Sometimes these notes create a separate rhythm than the prevailing melody or the rhythm of the accompaniment. Focusing some of your attention on this rhythm is another way of gluing the sound of the measure together. It can strike the ear as a ‘mysterious’ melody that seems to come out of nowhere.
*** Two complimentary examples of physical “glue”.
Ken Burns pioneered the technique of seeing an historical event refracted through the eyes of various individuals. A Civil War battle would be seen through the eyes of a General, but also through the eyes of a Private who had no special claim to fame in the battle other than they were one of many who were there.

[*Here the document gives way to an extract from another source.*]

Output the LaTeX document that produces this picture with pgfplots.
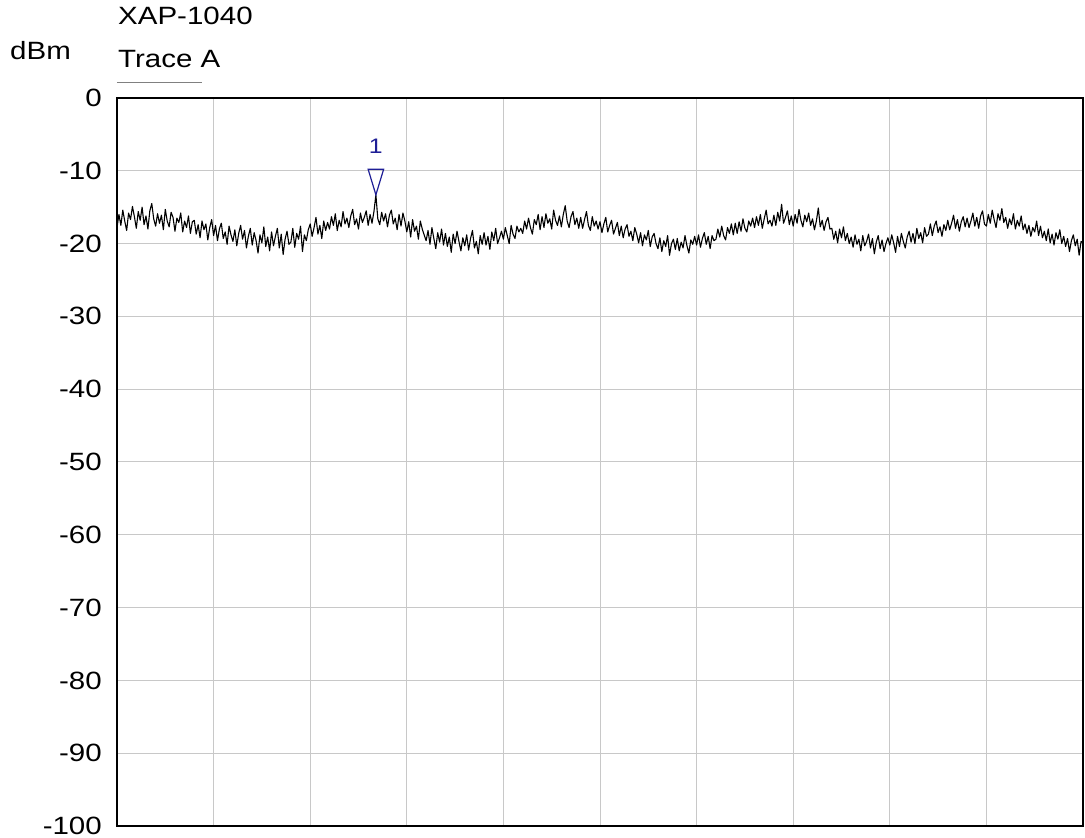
\documentclass[border=0pt]{standalone}
\usepackage{fontspec}
\setmainfont{Liberation Sans}[FakeStretch=1.18]
\usepackage{pgfplots}
\pgfplotsset{compat=1.18}
\definecolor{gridc}{RGB}{200,200,200}
\definecolor{mkblue}{RGB}{30,30,150}
\begin{document}
\fontsize{25}{30}\selectfont
\begin{tikzpicture}
\useasboundingbox (-117pt,-12pt) rectangle (968pt,826pt);
\begin{axis}[
  at={(0pt,0pt)}, anchor=south west,
  scale only axis, width=966pt, height=728pt,
  xmin=0, xmax=1000, ymin=-100, ymax=0,
  xtick={100,200,...,900}, xticklabels={},
  ytick={-100,-90,-80,-70,-60,-50,-40,-30,-20,-10,0},
  yticklabels={-100,-90,-80,-70,-60,-50,-40,-30,-20,-10,0},
  major tick length=0pt,
  grid=major, grid style={gridc, line width=1pt},
  axis line style={black, line width=1.6pt},
  yticklabel style={anchor=east, inner sep=0pt, xshift=-15pt, font=\fontsize{25}{30}\selectfont},
  /pgf/number format/assume math mode=true,
  clip=false,
]
\addplot[black, line width=1.1pt, line join=round] coordinates {
(0,-17.8)(2,-16.0)(4,-17.5)(6,-15.4)(8,-16.9)(10,-18.2)(12,-15.8)(14,-16.7)(16,-14.9)(18,-16.3)
(20,-17.9)(22,-15.6)(24,-16.8)(26,-15.0)(28,-17.4)(30,-16.2)(32,-18.0)(34,-15.5)(36,-14.5)(38,-16.6)
(40,-17.6)(42,-15.9)(44,-17.2)(46,-16.1)(48,-18.1)(50,-15.3)(52,-16.9)(54,-17.7)(56,-15.7)(58,-16.4)
(60,-18.3)(62,-16.5)(64,-17.1)(66,-15.8)(68,-18.4)(70,-16.9)(72,-17.8)(74,-16.2)(76,-18.6)(78,-17.0)
(80,-16.8)(82,-18.7)(84,-17.4)(86,-19.2)(88,-16.9)(90,-18.1)(92,-17.3)(94,-19.5)(96,-17.8)(98,-16.7)
(100,-18.9)(102,-17.5)(104,-19.6)(106,-18.0)(108,-17.2)(110,-19.3)(112,-18.4)(114,-20.1)(116,-17.6)(118,-18.8)
(120,-19.7)(122,-18.1)(124,-20.3)(126,-18.6)(128,-17.5)(130,-19.4)(132,-18.2)(134,-20.6)(136,-19.0)(138,-17.9)
(140,-20.2)(142,-18.5)(144,-19.6)(146,-21.3)(148,-18.8)(150,-19.9)(152,-17.7)(154,-20.4)(156,-19.1)(158,-21.0)
(160,-18.4)(162,-20.3)(164,-19.0)(166,-17.9)(168,-20.6)(170,-18.7)(172,-21.5)(174,-19.4)(176,-18.3)(178,-20.1)
(180,-19.8)(182,-17.9)(184,-20.5)(186,-18.6)(188,-19.4)(190,-17.6)(192,-21.1)(194,-18.8)(196,-19.6)(198,-18.1)
(200,-17.3)(202,-19.0)(204,-17.8)(206,-16.4)(208,-18.7)(210,-17.5)(212,-19.3)(214,-16.9)(216,-18.2)(218,-17.1)
(220,-18.0)(222,-16.3)(224,-17.5)(226,-15.9)(228,-18.2)(230,-16.8)(232,-17.7)(234,-15.6)(236,-17.3)(238,-16.5)
(240,-17.8)(242,-16.2)(244,-15.3)(246,-17.4)(248,-16.6)(250,-18.0)(252,-15.8)(254,-17.1)(256,-16.4)(258,-15.5)
(260,-17.5)(262,-16.0)(264,-17.2)(266,-15.6)(268,-13.3)(270,-16.6)(272,-17.4)(274,-15.7)(276,-16.9)(278,-15.9)
(280,-17.7)(282,-16.1)(284,-15.4)(286,-17.3)(288,-16.5)(290,-18.1)(292,-16.0)(294,-17.6)(296,-15.8)(298,-16.9)
(300,-18.4)(302,-17.0)(304,-19.1)(306,-16.7)(308,-18.3)(310,-17.6)(312,-19.4)(314,-16.9)(316,-18.0)(318,-18.8)
(320,-19.6)(322,-18.2)(324,-20.1)(326,-17.8)(328,-19.3)(330,-20.7)(332,-18.5)(334,-19.8)(336,-18.0)(338,-20.2)
(340,-18.6)(342,-20.4)(344,-19.1)(346,-21.2)(348,-18.7)(350,-20.0)(352,-18.3)(354,-19.7)(356,-21.0)(358,-19.2)
(360,-20.3)(362,-18.8)(364,-20.9)(366,-19.3)(368,-18.2)(370,-20.6)(372,-19.7)(374,-21.4)(376,-18.9)(378,-20.1)
(380,-18.5)(382,-20.2)(384,-19.0)(386,-20.8)(388,-18.4)(390,-19.6)(392,-17.9)(394,-20.0)(396,-19.2)(398,-18.3)
(400,-19.4)(402,-17.8)(404,-18.9)(406,-20.0)(408,-17.5)(410,-18.7)(412,-19.3)(414,-17.6)(416,-18.4)(418,-17.9)
(420,-18.6)(422,-16.9)(424,-18.0)(426,-16.5)(428,-17.8)(430,-18.7)(432,-16.7)(434,-17.4)(436,-16.0)(438,-18.1)
(440,-16.3)(442,-17.8)(444,-15.9)(446,-17.2)(448,-16.6)(450,-18.0)(452,-15.4)(454,-16.8)(456,-17.5)(458,-16.2)
(460,-17.7)(462,-16.0)(464,-14.8)(466,-16.9)(468,-17.8)(470,-16.3)(472,-15.6)(474,-17.4)(476,-16.5)(478,-17.9)
(480,-16.4)(482,-17.9)(484,-16.7)(486,-15.6)(488,-17.5)(490,-18.2)(492,-16.3)(494,-17.6)(496,-16.9)(498,-18.0)
(500,-17.0)(502,-18.5)(504,-17.3)(506,-16.4)(508,-18.4)(510,-17.5)(512,-16.8)(514,-18.7)(516,-17.9)(518,-17.1)
(520,-18.9)(522,-17.6)(524,-19.2)(526,-18.0)(528,-17.4)(530,-19.0)(532,-18.3)(534,-19.6)(536,-17.8)(538,-18.7)
(540,-19.9)(542,-18.5)(544,-20.3)(546,-18.8)(548,-19.5)(550,-18.2)(552,-20.4)(554,-19.1)(556,-18.6)(558,-20.0)
(560,-20.7)(562,-19.2)(564,-21.1)(566,-19.6)(568,-20.4)(570,-18.9)(572,-21.6)(574,-20.0)(576,-19.4)(578,-20.8)
(580,-19.3)(582,-21.0)(584,-19.8)(586,-20.6)(588,-18.9)(590,-20.3)(592,-21.3)(594,-19.5)(596,-20.1)(598,-19.0)
(600,-20.2)(602,-18.8)(604,-20.5)(606,-19.3)(608,-18.5)(610,-20.1)(612,-19.0)(614,-20.7)(616,-18.9)(618,-19.6)
(620,-19.4)(622,-18.0)(624,-19.1)(626,-17.6)(628,-18.9)(630,-19.5)(632,-17.8)(634,-18.6)(636,-17.3)(638,-18.8)
(640,-17.2)(642,-18.6)(644,-17.0)(646,-18.3)(648,-16.6)(650,-17.9)(652,-18.4)(654,-16.9)(656,-17.6)(658,-16.5)
(660,-17.8)(662,-16.3)(664,-17.5)(666,-16.0)(668,-17.9)(670,-16.6)(672,-15.4)(674,-17.3)(676,-16.8)(678,-17.6)
(680,-16.1)(682,-17.5)(684,-15.7)(686,-16.9)(688,-14.6)(690,-17.2)(692,-16.4)(694,-15.5)(696,-17.4)(698,-16.2)
(700,-17.6)(702,-16.0)(704,-17.2)(706,-15.3)(708,-16.8)(710,-17.7)(712,-16.1)(714,-17.0)(716,-15.8)(718,-17.5)
(720,-16.6)(722,-18.1)(724,-16.9)(726,-15.1)(728,-17.7)(730,-16.8)(732,-18.2)(734,-17.0)(736,-16.4)(738,-18.0)
(740,-17.9)(742,-19.4)(744,-18.3)(746,-19.9)(748,-18.0)(750,-19.2)(752,-17.7)(754,-19.6)(756,-18.6)(758,-20.0)
(760,-19.1)(762,-20.5)(764,-18.8)(766,-20.1)(768,-19.4)(770,-21.0)(772,-18.9)(774,-20.3)(776,-19.7)(778,-18.7)
(780,-20.6)(782,-19.3)(784,-21.4)(786,-19.8)(788,-18.9)(790,-20.7)(792,-19.5)(794,-21.1)(796,-20.0)(798,-19.2)
(800,-20.2)(802,-18.8)(804,-19.9)(806,-21.2)(808,-19.0)(810,-20.4)(812,-18.6)(814,-19.7)(816,-20.6)(818,-19.1)
(820,-18.3)(822,-19.8)(824,-18.6)(826,-20.0)(828,-17.9)(830,-19.3)(832,-18.5)(834,-19.9)(836,-17.8)(838,-19.0)
(840,-18.7)(842,-17.3)(844,-18.9)(846,-17.6)(848,-16.9)(850,-18.5)(852,-17.7)(854,-19.0)(856,-17.4)(858,-18.2)
(860,-16.8)(862,-18.1)(864,-17.2)(866,-16.1)(868,-17.9)(870,-16.7)(872,-18.3)(874,-17.0)(876,-16.3)(878,-17.7)
(880,-16.5)(882,-17.8)(884,-16.9)(886,-15.8)(888,-17.6)(890,-16.4)(892,-17.9)(894,-16.2)(896,-15.5)(898,-17.3)
(900,-17.6)(902,-16.0)(904,-17.2)(906,-15.4)(908,-16.7)(910,-17.8)(912,-15.9)(914,-16.8)(916,-15.2)(918,-17.1)
(920,-16.4)(922,-17.9)(924,-16.6)(926,-17.4)(928,-15.9)(930,-18.0)(932,-16.8)(934,-17.6)(936,-16.2)(938,-18.1)
(940,-17.3)(942,-18.6)(944,-17.5)(946,-19.0)(948,-17.8)(950,-18.4)(952,-16.9)(954,-18.9)(956,-17.6)(958,-19.2)
(960,-18.3)(962,-19.6)(964,-18.0)(966,-19.9)(968,-18.7)(970,-20.2)(972,-18.5)(974,-19.4)(976,-18.1)(978,-20.0)
(980,-19.0)(982,-20.4)(984,-19.3)(986,-21.1)(988,-19.6)(990,-18.8)(992,-20.3)(994,-19.4)(996,-21.6)(998,-19.7)
(1000,-19.9)
};
\addplot[mkblue, line width=1.2pt, line join=miter] coordinates {(260,-9.8)(276,-9.8)(268,-13.3)} -- cycle;
\node[mkblue, font=\fontsize{21}{25}\selectfont] at (axis cs:268,-6.6) {1};
\end{axis}
\node[anchor=base west, inner sep=0pt] at (1pt,801pt) {XAP-1040};
\node[anchor=base west, inner sep=0pt] at (1pt,758pt) {Trace A};
\node[anchor=base west, inner sep=0pt] at (-107pt,766pt) {dBm};
\draw[gray, line width=1pt] (0pt,743pt) -- (85pt,743pt);
\end{tikzpicture}
\end{document}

We usually do not pay much attention to a finger that is not at that very moment pressing a key down to make a sound. However, for certain very complicated passages, there is an advantage to tracing the history of one particular finger, one “private” in the army, and noting the notes (‘scenes’) within the passage in which that finger takes action to depress a key. For example, in a certain measure, on the first beat, the second finger is playing a B. Nearer to the second beat of the measure the second finger again is used to play a G#. And so on. It gives us a thread to follow through the intricacies of the narrative. Following the history of just one finger gives us feedback, in the form of check-in points, as to whether we are still on the correct path through the passage.
Another example doesn’t look so much at which finger plays which note but which notes may be played more than once in the passage, though by different fingers (from the same or different hands). By playing just those notes, and leaving out the notes in between, we form a structural filament, as if of a spider’s web, to hold the passage together.